Como recordaría más tarde su sobrina, en aquella época las funciones de una secretaria iban mucho más allá de las de una simple auxiliar administrativa. Era frecuente que las secretarias se encargaran también de gestionar la vida privada de sus jefes, sobre todo si estos no estaban casados: pagar sus facturas, hacer recados, recoger su ropa de la lavandería... y también encargarse de sus inversiones. Era normal que los abogados del bufete delegasen en Sylvia las comunicaciones con sus agentes de bolsa. Y Sylvia, hábilmente, había aprendido a copiar, dentro de sus posibilidades, los movimientos financieros de sus jefes. Si uno de ellos le decía que llamara a su agente para que comprara mil acciones de la Compañía X, Sylvia así lo hacía; y acto seguido llamaba a su propio corredor de bolsa y le ordenaba comprar cien acciones de esa misma empresa. Cuando sus jefes compraban, Sylvia compraba; cuando ellos vendían, Sylvia vendía. A lo largo de los años aquella discreta secretaria había ido acumulando beneficios poco a poco hasta amasar aquella considerable fortuna, de la que nunca habló a nadie, ni siquiera a su familia. Y dado que en toda la documentación figuraba únicamente el nombre de Sylvia, los que la conocían se inclinan a pensar que ni siquiera su marido Raymond llegó a saber nunca las verdaderas dimensiones de la fortuna de su esposa.

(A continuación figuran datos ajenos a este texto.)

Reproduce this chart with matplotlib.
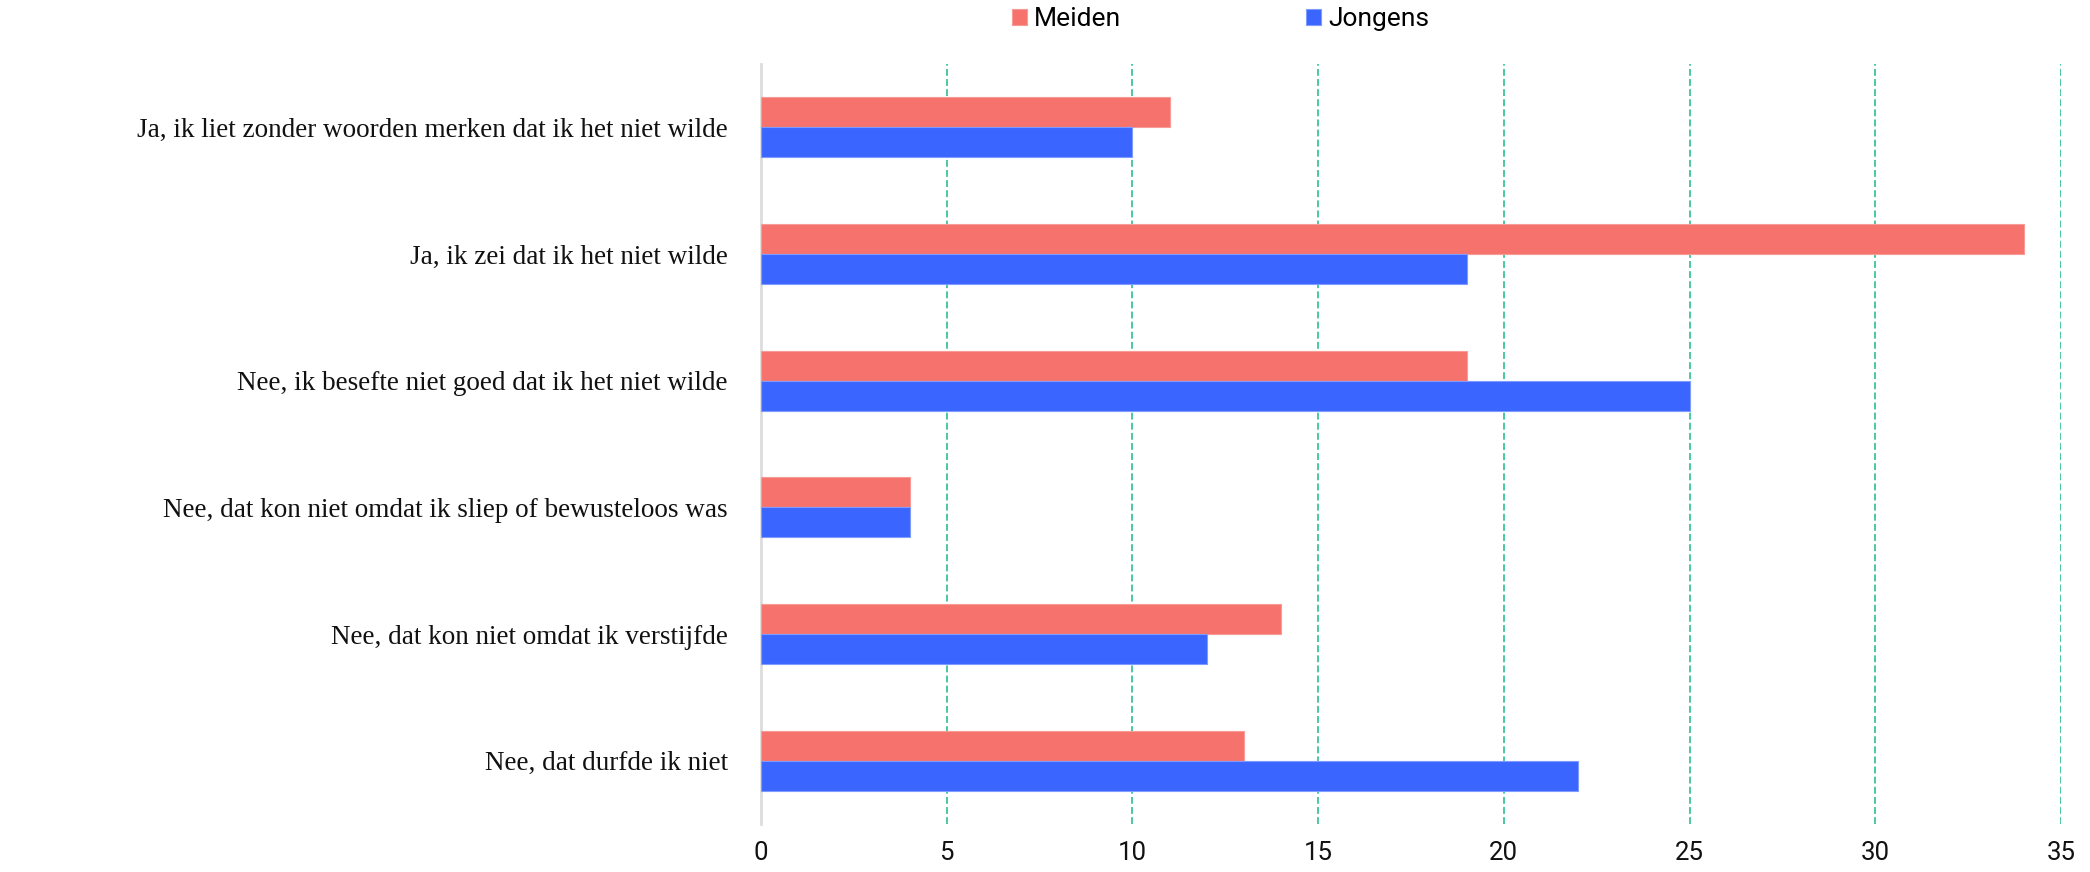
import matplotlib
matplotlib.use("Agg")
import matplotlib.pyplot as plt
import numpy as np

# Gegevens
categorieen = [
    "Ja, ik liet zonder woorden merken dat ik het niet wilde",
    "Ja, ik zei dat ik het niet wilde",
    "Nee, ik besefte niet goed dat ik het niet wilde",
    "Nee, dat kon niet omdat ik sliep of bewusteloos was",
    "Nee, dat kon niet omdat ik verstijfde",
    "Nee, dat durfde ik niet",
]
meiden = [11, 34, 19, 4, 14, 13]
jongens = [10, 19, 25, 4, 12, 22]
x_ticks = [0, 5, 10, 15, 20, 25, 30, 35]

kleur_meiden = "#F5736C"
kleur_jongens = "#3B65FF"
kleur_grid = "#3CC49A"

W, H = 2090, 872
fig = plt.figure(figsize=(W / 100, H / 100), dpi=100)
ax = fig.add_axes([761 / W, 1 - 824 / H, (2061 - 761) / W, (824 - 64) / H])

y = np.arange(len(categorieen))
h = 0.236
b1 = ax.barh(y - h / 2, meiden, height=h, color=kleur_meiden,
             edgecolor="#F89A95", linewidth=0.8, label="Meiden", zorder=3)
b2 = ax.barh(y + h / 2, jongens, height=h, color=kleur_jongens,
             edgecolor="#7F9BFF", linewidth=0.8, label="Jongens", zorder=3)

ax.set_ylim(len(categorieen) - 0.5, -0.5)
ax.set_xlim(0, 35)
ax.set_xticks(x_ticks)
ax.set_xticklabels([str(t) for t in x_ticks], fontfamily="Roboto",
                   fontsize=18.5, color="#111111")
ax.set_yticks(y)
ax.set_yticklabels(categorieen, fontfamily="Liberation Serif", fontsize=19.5,
                   color="#111111")
ax.tick_params(axis="x", length=0, pad=12)
ax.tick_params(axis="y", length=0, pad=24)

# grid verticaal, gestippeld
for t in x_ticks[1:]:
    ax.axvline(t, color=kleur_grid, linestyle=(0, (3.8, 1.8)), linewidth=1.3,
               zorder=1)

for s in ["top", "right", "bottom"]:
    ax.spines[s].set_visible(False)
ax.spines["left"].set_color("#DDDDDD")
ax.spines["left"].set_linewidth(2)

fig.legend(handles=[b1, b2], labels=["Meiden", "Jongens"], ncol=2,
           loc="center left", bbox_to_anchor=(1012 / W, 1 - 19 / H),
           frameon=False, borderpad=0, borderaxespad=0,
           handlelength=0.57, handleheight=0.57, handletextpad=0.27,
           columnspacing=7.0, prop={"family": "Roboto", "size": 19})

fig.savefig("out.png", dpi=100)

Sylvia nunca dio pistas sobre su fortuna. De acuerdo a su sobrina, ella y su marido vivían cómodamente, sin lujos ni excentricidades. Vivieron durante décadas en un modesto apartamento de alquiler de un solo dormitorio y con renta antigua en Brooklyn, del que Sylvia solo se fue cuando se mudó tras su jubilación a la residencia de ancianos (según ella, porque quería tener con quién jugar al bridge). Sus únicos caprichos eran viajes ocasionales; a Raymond le encantaba apostar y Sylvia era una gran fan de Elvis Presley, así que ambos fueron varias veces a Las Vegas, y también visitaron Europa.
Conforme a los deseos de Sylvia, su fortuna se dedicó a obras de caridad. La mayor parte (6'24 millones de dólares) fue a parar a la Henry Street Settlement, una entidad benéfica del Lower East Side de Manhattan que se encarga de proporcionar cuidados y servicios a los más desfavorecidos de Nueva York, y que empleó ese dinero en crear un fondo de becas para estudiantes sin recursos. Otro millón de dólares fue entregado al Hunter College, una universidad pública en la que Sylvia había estudiado, y un millón más a otro fondo de becas cuyo nombre no fue revelado.